Making our way to the main stage, next up we catch dance duo Sigma, an act that epitomise the rise of electronic music into mainstream pop. It’s all a bit cheesy and predictable, but from the show of hands in the air and excitable girls singing along to the likes of top charting ‘Glitterball’ and ‘Coming Home’, they do the job.
By marked contrast, next act Jamie Woon is considerably more chilled out, with a live set blending soul, R&B and elements of dubstep. Not someone we had initially planned to see, Woon ends up being the highlight of the day for some of the Exposed team, as he showcases a level of raw talent that stands head and shoulders above many of the button-pushing DJs of the day.

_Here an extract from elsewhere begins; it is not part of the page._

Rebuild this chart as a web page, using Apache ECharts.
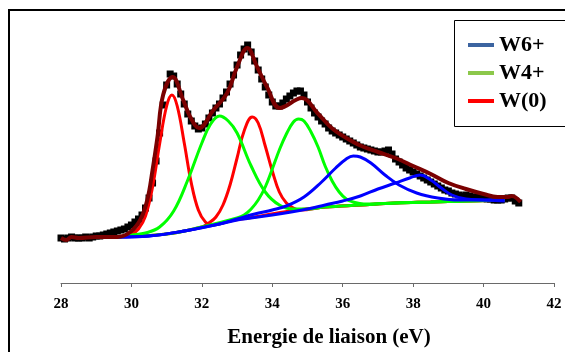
<!DOCTYPE html>
<html>
<head>
<meta charset="utf-8">
<script src="https://cdn.jsdelivr.net/npm/echarts@6/dist/echarts.min.js"></script>
<style>
  html, body { margin: 0; padding: 0; background: #fff; }
  #main { width: 565px; height: 352px; }
</style>
</head>
<body>
<div id="main"></div>
<script>
// spectre XPS W4f : points mesures + decomposition
let myChart = echarts.init(document.getElementById('main'));

let xTicks = [28, 30, 32, 34, 36, 38, 40, 42];

// points experimentaux, pas de 0.1 eV a partir de 28 eV
let expStart = 28.0;
let expStep = 0.1;
let expCounts = [
  45, 44, 45, 46, 45, 45, 45, 46, 45, 46,
  47, 47, 48, 49, 50, 51, 52, 53, 54, 56,
  58, 61, 64, 68, 75, 85, 100, 122, 150, 178,
  198, 209, 207, 199, 189, 179, 169, 162, 157, 154,
  155, 159, 165, 170, 175, 179, 185, 191, 199, 208,
  218, 228, 234, 238, 231, 222, 213, 204, 196, 188,
  181, 177, 177, 180, 184, 187, 190, 192, 192, 188,
  181, 175, 170, 166, 162, 159, 155, 152, 150, 148,
  146, 144, 142, 140, 138, 136, 135, 134, 133, 132,
  131, 131, 132, 133, 129, 124, 121, 118, 115, 113,
  111, 109, 107, 105, 103, 101, 99, 97, 95, 93,
  92, 90, 89, 88, 87, 88, 87, 86, 86, 85,
  85, 84, 84, 83, 83, 83, 84, 85, 85, 82,
  80
];

// enveloppe (somme ajustee)
let envelope = [
  [28.0, 45], [28.15, 43], [28.3, 46], [28.5, 45], [29.0, 46], [29.6, 46],
  [29.97, 51], [30.25, 63], [30.45, 83], [30.6, 113], [30.74, 146], [30.9, 188],
  [31.17, 206], [31.47, 183], [31.67, 166], [31.92, 155], [32.33, 173], [32.72, 190],
  [33.0, 216], [33.29, 235], [33.57, 216], [33.85, 196], [34.22, 175], [34.84, 185],
  [35.28, 170], [35.72, 154], [36.3, 141], [36.6, 136], [37.0, 131], [37.5, 125],
  [38.0, 117], [38.5, 109], [39.0, 100], [39.5, 94], [40.0, 89], [40.4, 86],
  [40.7, 86], [40.8, 87], [41.05, 81]
];

// W(0)
let redPeak1 = [
  [29.6, 46], [30.0, 49], [30.2, 54], [30.4, 67], [30.6, 96], [30.8, 139],
  [31.0, 177], [31.15, 188], [31.3, 177], [31.5, 140], [31.7, 100], [31.9, 73],
  [32.1, 61], [32.3, 58], [32.8, 62], [33.5, 66], [34.5, 72], [35.5, 76],
  [36.5, 78], [37.5, 80], [38.5, 81], [39.5, 82], [40.6, 83]
];
let redPeak2 = [
  [29.6, 46], [31.0, 49], [32.0, 56], [32.2, 60], [32.4, 66], [32.6, 78],
  [32.8, 98], [33.0, 125], [33.2, 152], [33.43, 166], [33.6, 160], [33.8, 137],
  [34.0, 112], [34.2, 91], [34.4, 80], [34.6, 75], [34.8, 73], [35.5, 76],
  [36.5, 78], [37.5, 80], [38.5, 81], [39.5, 82], [40.6, 83]
];

// W4+
let greenPeak1 = [
  [29.6, 46], [30.0, 48], [30.4, 50], [30.8, 56], [31.2, 72], [31.6, 103],
  [32.0, 140], [32.25, 159], [32.5, 167], [32.75, 162], [33.0, 150], [33.4, 117],
  [33.8, 91], [34.2, 78], [34.6, 74], [35.0, 74], [35.5, 76], [36.5, 78],
  [37.5, 80], [38.5, 81], [39.5, 82], [40.6, 83]
];
let greenPeak2 = [
  [29.6, 46], [31.0, 49], [32.0, 56], [33.0, 65], [33.2, 68], [33.4, 74],
  [33.6, 83], [33.8, 96], [34.0, 114], [34.2, 133], [34.4, 149], [34.6, 161],
  [34.75, 164], [34.9, 162], [35.1, 151], [35.3, 136], [35.5, 117], [35.7, 102],
  [35.9, 91], [36.1, 84], [36.3, 81], [36.6, 79], [37.5, 80], [38.5, 81],
  [39.5, 82], [40.6, 83]
];

// W6+
let bluePeak1 = [
  [29.6, 46], [30.5, 47], [31.5, 52], [32.5, 59], [33.0, 64], [33.5, 69],
  [34.0, 73], [34.4, 77], [34.9, 86], [35.4, 101], [35.8, 115], [36.1, 124],
  [36.3, 127], [36.5, 126], [36.8, 120], [37.2, 108], [37.6, 98], [38.1, 90],
  [38.7, 85], [39.3, 83], [40.0, 83], [40.6, 83]
];
let bluePeak2 = [
  [29.6, 46], [30.5, 47], [31.5, 52], [32.5, 59], [33.0, 63], [34.0, 68],
  [35.0, 74], [35.5, 78], [36.0, 82], [36.5, 87], [37.0, 94], [37.5, 100],
  [37.9, 105], [38.2, 108], [38.5, 103], [38.8, 95], [39.1, 88], [39.5, 84],
  [40.0, 83], [40.6, 82]
];

let expData = expCounts.map((v, i) => [+(expStart + i * expStep).toFixed(2), v]);

let serif = 'Liberation Serif';

function peakSeries(name, data, color) {
  return {
    name: name,
    type: 'line',
    data: data,
    smooth: 0.4,
    showSymbol: false,
    lineStyle: { color: color, width: 3 },
    itemStyle: { color: color }
  };
}

let option = {
  animation: false,
  grid: { left: 61, right: 11, top: 10, bottom: 69 },
  legend: {
    orient: 'vertical',
    left: 454,
    top: 20,
    padding: [14, 10, 15, 14],
    icon: 'rect',
    itemWidth: 26,
    itemHeight: 4,
    itemGap: 6,
    selectedMode: false,
    textStyle: { fontFamily: serif, fontWeight: 'bold', fontSize: 22, lineHeight: 22, color: '#000' },
    data: [
      { name: 'W6+', itemStyle: { color: '#3c64a0' } },
      { name: 'W4+', itemStyle: { color: '#8cc84b' } },
      { name: 'W(0)', itemStyle: { color: '#ff0000' } }
    ]
  },
  xAxis: {
    type: 'value',
    min: 28,
    max: 42,
    interval: 2,
    splitLine: { show: false },
    axisLine: { lineStyle: { color: '#6a6a6a', width: 1 } },
    axisTick: { show: true, length: 4, lineStyle: { color: '#6a6a6a' } },
    axisLabel: {
      margin: 14,
      fontFamily: serif,
      fontWeight: 'bold',
      fontSize: 15,
      color: '#000',
      formatter: v => xTicks.indexOf(v) >= 0 ? String(v) : ''
    }
  },
  yAxis: {
    type: 'value',
    min: 0,
    max: 273,
    show: false
  },
  graphic: [
    {
      type: 'rect',
      shape: { x: 9, y: 10, width: 600, height: 400 },
      style: { fill: 'none', stroke: '#000', lineWidth: 2 },
      silent: true
    },
    {
      // cadre de la legende, qui deborde a droite
      type: 'rect',
      shape: { x: 454.5, y: 20.5, width: 130, height: 106 },
      style: { fill: 'none', stroke: '#000', lineWidth: 1 },
      silent: true
    },
    {
      type: 'text',
      x: 329,
      y: 338,
      style: {
        text: 'Energie de liaison (eV)',
        fontFamily: serif,
        fontWeight: 'bold',
        fontSize: 21,
        fill: '#000',
        align: 'center',
        verticalAlign: 'middle'
      }
    }
  ],
  series: [
    {
      name: 'mesure',
      type: 'scatter',
      data: expData,
      symbol: 'rect',
      symbolSize: 7,
      itemStyle: { color: '#000', opacity: 1 }
    },
    peakSeries('W(0)', redPeak1, '#ff0000'),
    peakSeries('W(0)', redPeak2, '#ff0000'),
    peakSeries('W4+', greenPeak1, '#00ff00'),
    peakSeries('W4+', greenPeak2, '#00ff00'),
    peakSeries('W6+', bluePeak1, '#0000ff'),
    peakSeries('W6+', bluePeak2, '#0000ff'),
    {
      name: 'enveloppe',
      type: 'line',
      data: envelope,
      smooth: 0.4,
      showSymbol: false,
      lineStyle: { color: '#7a0000', width: 4 }
    }
  ]
};

myChart.setOption(option);
</script>
</body>
</html>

Todd Terje’s disco-tinged set is another stand-out moment, transforming the Now Wave tent into dancefloor euphoria with the Norwegian DJ seamlessly blending electronic basslines with feel-good funk. The Daft Punk-esque set culminates in a lot of happy faces partaking in a mass sing-along (if you can call it that) to well-known anthem ‘Inspector Norse’.
The rest of the day passes flitting between stages until we discover the outdoor Circus Stage, which seems to have an unrivalled atmosphere at most points during the day. Despite the characteristically damp weather the vibe here is electric – and stays this way for the whole festival. It’s a new addition this year, and certain to be a more permanent fixture in years to come judging from today.

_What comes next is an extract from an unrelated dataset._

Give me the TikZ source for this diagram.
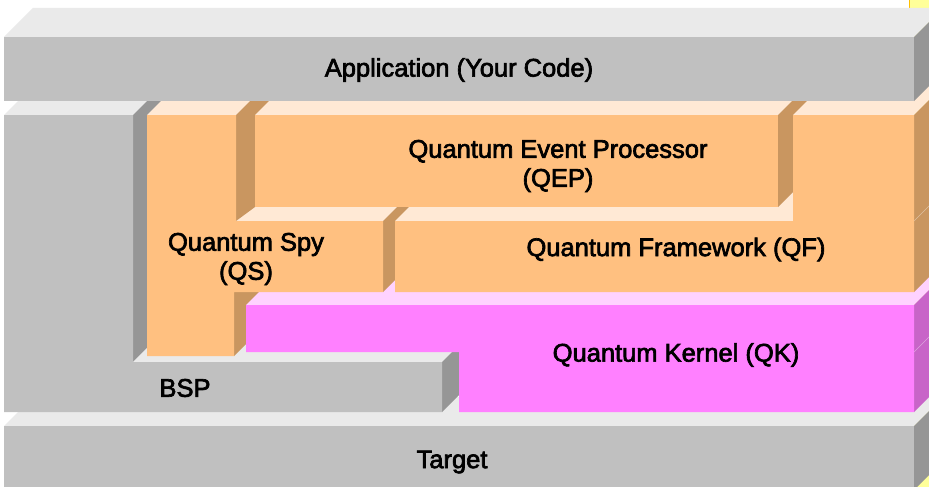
\documentclass[tikz,border=0pt]{standalone}
\usepackage{fontspec}
\setmainfont{Liberation Sans}
\newfontfamily\lblfont{Liberation Sans}[FakeBold=2.6]
\definecolor{gF}{HTML}{C0C0C0}
\definecolor{gT}{HTML}{EAEAEA}
\definecolor{gS}{HTML}{969696}
\definecolor{oF}{HTML}{FFC080}
\definecolor{oT}{HTML}{FFE9D5}
\definecolor{oS}{HTML}{C99660}
\definecolor{pF}{HTML}{FF80FF}
\definecolor{pT}{HTML}{FFD2FF}
\definecolor{pS}{HTML}{C864C8}
\definecolor{yB}{HTML}{FFFF99}
\definecolor{yE}{HTML}{FFC000}
\begin{document}
\begin{tikzpicture}[x=1pt,y=-1pt,
  lbl/.style={font=\lblfont\fontsize{25.5}{29}\selectfont, align=center, inner sep=0pt, text=black},
  oseam/.style={draw=oS!60!white, line width=0.6pt},
  pseam/.style={draw=pS!60!white, line width=0.6pt}]
\useasboundingbox (0,0) rectangle (929,487);
\clip (0,0) rectangle (929,487);
\fill[white] (0,0) rectangle (929,487);
% yellow object behind, at the right edge
\fill[yB] (909,0) rectangle (960,500);
\draw[yE, line width=1.5pt] (909.5,0) -- (909.5,500);
% Target
\fill[gT] (4,426) -- (33,397) -- (943,397) -- (914,426) -- cycle;
\fill[gS] (914,426) -- (943,397) -- (943,461) -- (914,490) -- cycle;
\fill[gF] (4,426) rectangle (914,490);
% BSP
\fill[gT] (4,115) -- (33,86) -- (162,86) -- (133,115) -- cycle;
\fill[gS] (133,115) -- (162,86) -- (162,333) -- (133,362) -- cycle;
\fill[gT] (133,362) -- (162,333) -- (471,333) -- (442,362) -- cycle;
\fill[gS] (442,362) -- (471,333) -- (471,383) -- (442,412) -- cycle;
\fill[gF] (4,115) -- (133,115) -- (133,362) -- (442,362) -- (442,412) -- (4,412) -- cycle;
% Quantum Spy: side of the lower column
\fill[oS] (234,292) -- (263,263) -- (263,327) -- (234,356) -- cycle;
% Quantum Kernel
\fill[pT] (246,305) -- (275,276) -- (943,276) -- (914,305) -- cycle;
\fill[pS] (914,305) -- (943,276) -- (943,383) -- (914,412) -- cycle;
\draw[pseam] (914,352) -- (943,323);
\fill[pF] (246,305) -- (914,305) -- (914,412) -- (459,412) -- (459,352) -- (246,352) -- cycle;
% Quantum Spy
\fill[oT] (147,115) -- (176,86) -- (265,86) -- (236,115) -- cycle;
\fill[oT] (236,221) -- (265,192) -- (412,192) -- (383,221) -- cycle;
\fill[oS] (383,221) -- (412,192) -- (412,263) -- (383,292) -- cycle;
\fill[oS] (236,221) -- (236,115) -- (250,101) -- (272,101) -- (272,200) -- (255,207) -- cycle;
\fill[oF] (147,115) -- (236,115) -- (236,221) -- (383,221) -- (383,292) -- (234,292) -- (234,356) -- (147,356) -- cycle;
% Quantum Framework: top of the bar
\fill[oT] (395,221) -- (424,192) -- (822,192) -- (793,221) -- cycle;
% Quantum Event Processor
\fill[oT] (255,115) -- (284,86) -- (807,86) -- (778,115) -- cycle;
\fill[oS] (778,115) -- (807,86) -- (807,178) -- (778,207) -- cycle;
\fill[oF] (255,115) rectangle (778,207);
% Quantum Framework
\fill[oT] (793,115) -- (822,86) -- (943,86) -- (914,115) -- cycle;
\fill[oS] (914,115) -- (943,86) -- (943,263) -- (914,292) -- cycle;
\draw[oseam] (914,221) -- (943,192);
\fill[oF] (395,221) -- (793,221) -- (793,115) -- (914,115) -- (914,292) -- (395,292) -- cycle;
% Application
\fill[gT] (4,37) -- (33,8) -- (943,8) -- (914,37) -- cycle;
\fill[gS] (914,37) -- (943,8) -- (943,72) -- (914,101) -- cycle;
\fill[gF] (4,37) rectangle (914,101);
% labels
\node[lbl] (app) at (459,70) {Application (Your Code)};
\node[lbl] (qep) at (558,166) {Quantum Event Processor\\(QEP)};
\node[lbl] (qs) at (246,259) {Quantum Spy\\(QS)};
\node[lbl] (qf) at (676,249.5) {Quantum Framework (QF)};
\node[lbl] (qk) at (676,355) {Quantum Kernel (QK)};
\node[lbl] (bsp) at (185,388) {BSP};
\node[lbl] (target) at (452,462) {Target};
\end{tikzpicture}
\end{document}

As the day begins to draw to an end it’s back to the main stage for headliners Chemical Brothers – and they do not disappoint. Jaw-dropping visuals, lights, lasers and a set-list of back catalogue tunes like ‘Hey Boy Hey Girl’, ‘Block Rockin’ Beats’, ‘Do It Again’, ‘Galvanize’ and the more recent hit ‘Go’ make for an unforgettable first day festival closer.
Day two doesn’t offer up quite as many highlights as the first, though Tiga is on form early on, ensuring the entire Bugged Out tent is packed to the rafters, and Danny Howard too offers up huge party vibes with a mix of Crystal Waters’ ‘Gypsy Woman’ towards the end of his set, helping to make up for a rather lacklustre performance from Julio Bashmore.
Deciding to skip the main headliners, we take to the Sounds of the Near Future stage first for Flume.Following that Jamie XX is predictably masterful in giving the crowd what they want, starting with a mix of Joy Division before moving into a set comprising of some of his best work: ‘Gosh’, ‘I Know There’s Gonna Be’ and ‘Loud Places’ causing the biggest stir as the dancefloor swells and people no longer bother to steer clear of the mini-flood that makes up a large portion of the tent. A fittingly euphoric end to the weekend.
Where we stayed
Perfectly located across the road from Manchester Piccadilly Station, Motel One is a budget hotel with the ethos ‘great design for little money’. Walking into the building, the stylish surroundings consist of Britpop-themed décor – LPs, musical instruments and posters of some the city’s finest musical exports adorn the walls. The rooms also continues the smart, modern feel and provided more than adequate comfort for our aching limbs following two longs days. Low prices for high quality surroundings and service along with an ideal location, it’s the perfect place if you’re looking for somewhere to relax whether you’re on business or leisure.